Task prompt
Exactly repeat the material, dropping only the pictures.

Supplied material
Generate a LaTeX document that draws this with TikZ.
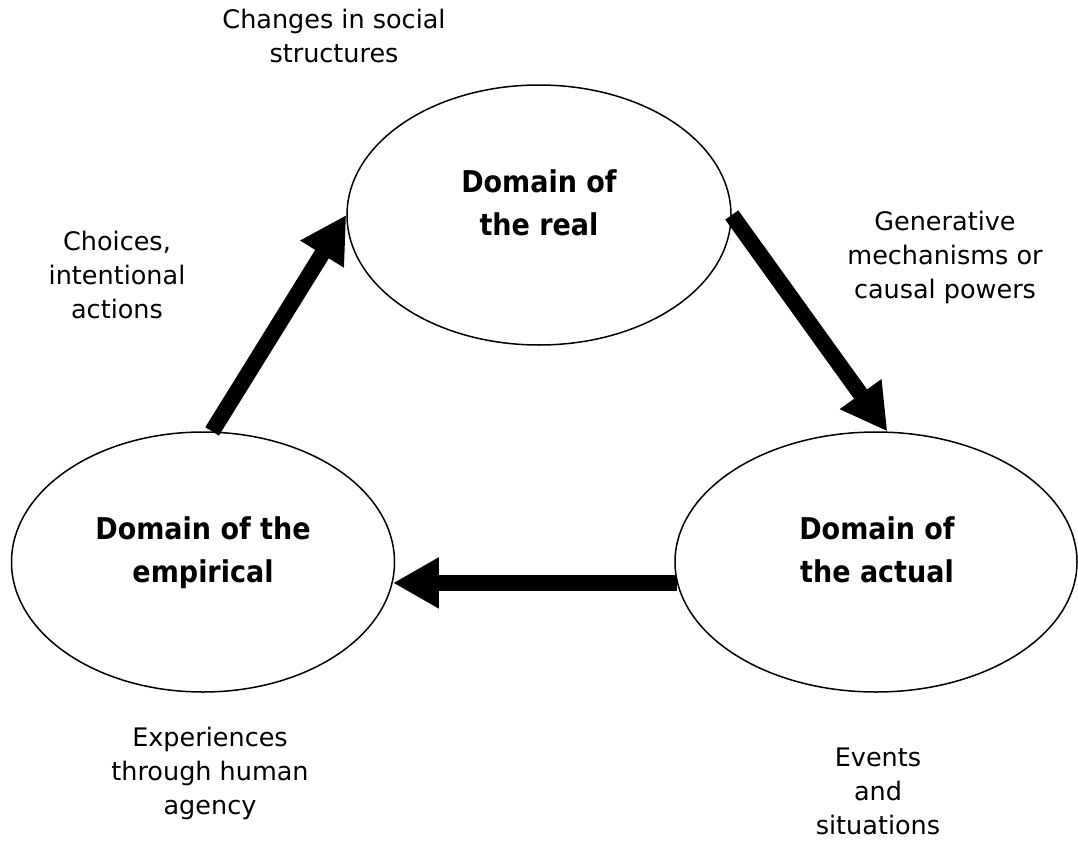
\documentclass[tikz,border=0pt]{standalone}
\usepackage{fontspec}
\setmainfont{DejaVu Sans}
\newfontfamily\bcond{DejaVu Sans Condensed}[BoldFont={DejaVu Sans Condensed Bold}]
\usetikzlibrary{shapes.geometric,arrows.meta}
\begin{document}
\begin{tikzpicture}[x=1pt,y=-1pt,
  dom/.style={draw=black,line width=1.5pt,ellipse,inner sep=0pt,minimum height=260pt},
  domlabel/.style={anchor=base,align=center,font=\bcond\bfseries\fontsize{30}{43}\selectfont},
  note/.style={anchor=base,align=center,font=\fontsize{25.5}{34}\selectfont},
  bigarrow/.style={line width=16pt,-{Triangle[width=48pt,length=46pt]}}]
\useasboundingbox (0,0) rectangle (1078,843);
\node[dom,minimum width=384pt] (real) at (539,215) {};
\node[dom,minimum width=383pt] (emp) at (203,562) {};
\node[dom,minimum width=402pt] (act) at (876,562) {};
\node[domlabel] (reallab) at (539,235) {Domain of\\the real};
\node[domlabel] (emplab) at (203,582) {Domain of the\\empirical};
\node[domlabel] (actlab) at (877,582) {Domain of\\the actual};
\node[note] (changes) at (334,63) {Changes in social\\structures};
\node[note] (choices) at (117,318) {Choices,\\intentional\\actions};
\node[note] (gen) at (945,298) {Generative\\mechanisms or\\causal powers};
\node[note] (exp) at (210,814) {Experiences\\through human\\agency};
\node[note] (events) at (878,834) {Events\\and\\situations};
\draw[bigarrow] (emp.86) -- (real.180.6);
\draw[bigarrow] (real.east) -- (act.85);
\draw[bigarrow] (act.186) -- (emp.-6.4 |- act.186);
\end{tikzpicture}
\end{document}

Answer to this task
Generate a LaTeX document that draws this with TikZ.
\documentclass[tikz,border=0pt]{standalone}
\usepackage{fontspec}
\setmainfont{DejaVu Sans}
\newfontfamily\bcond{DejaVu Sans Condensed}[BoldFont={DejaVu Sans Condensed Bold}]
\usetikzlibrary{shapes.geometric,arrows.meta}
\begin{document}
\begin{tikzpicture}[x=1pt,y=-1pt,
  dom/.style={draw=black,line width=1.5pt,ellipse,inner sep=0pt,minimum height=260pt},
  domlabel/.style={anchor=base,align=center,font=\bcond\bfseries\fontsize{30}{43}\selectfont},
  note/.style={anchor=base,align=center,font=\fontsize{25.5}{34}\selectfont},
  bigarrow/.style={line width=16pt,-{Triangle[width=48pt,length=46pt]}}]
\useasboundingbox (0,0) rectangle (1078,843);
\node[dom,minimum width=384pt] (real) at (539,215) {};
\node[dom,minimum width=383pt] (emp) at (203,562) {};
\node[dom,minimum width=402pt] (act) at (876,562) {};
\node[domlabel] (reallab) at (539,235) {Domain of\\the real};
\node[domlabel] (emplab) at (203,582) {Domain of the\\empirical};
\node[domlabel] (actlab) at (877,582) {Domain of\\the actual};
\node[note] (changes) at (334,63) {Changes in social\\structures};
\node[note] (choices) at (117,318) {Choices,\\intentional\\actions};
\node[note] (gen) at (945,298) {Generative\\mechanisms or\\causal powers};
\node[note] (exp) at (210,814) {Experiences\\through human\\agency};
\node[note] (events) at (878,834) {Events\\and\\situations};
\draw[bigarrow] (emp.86) -- (real.180.6);
\draw[bigarrow] (real.east) -- (act.85);
\draw[bigarrow] (act.186) -- (emp.-6.4 |- act.186);
\end{tikzpicture}
\end{document}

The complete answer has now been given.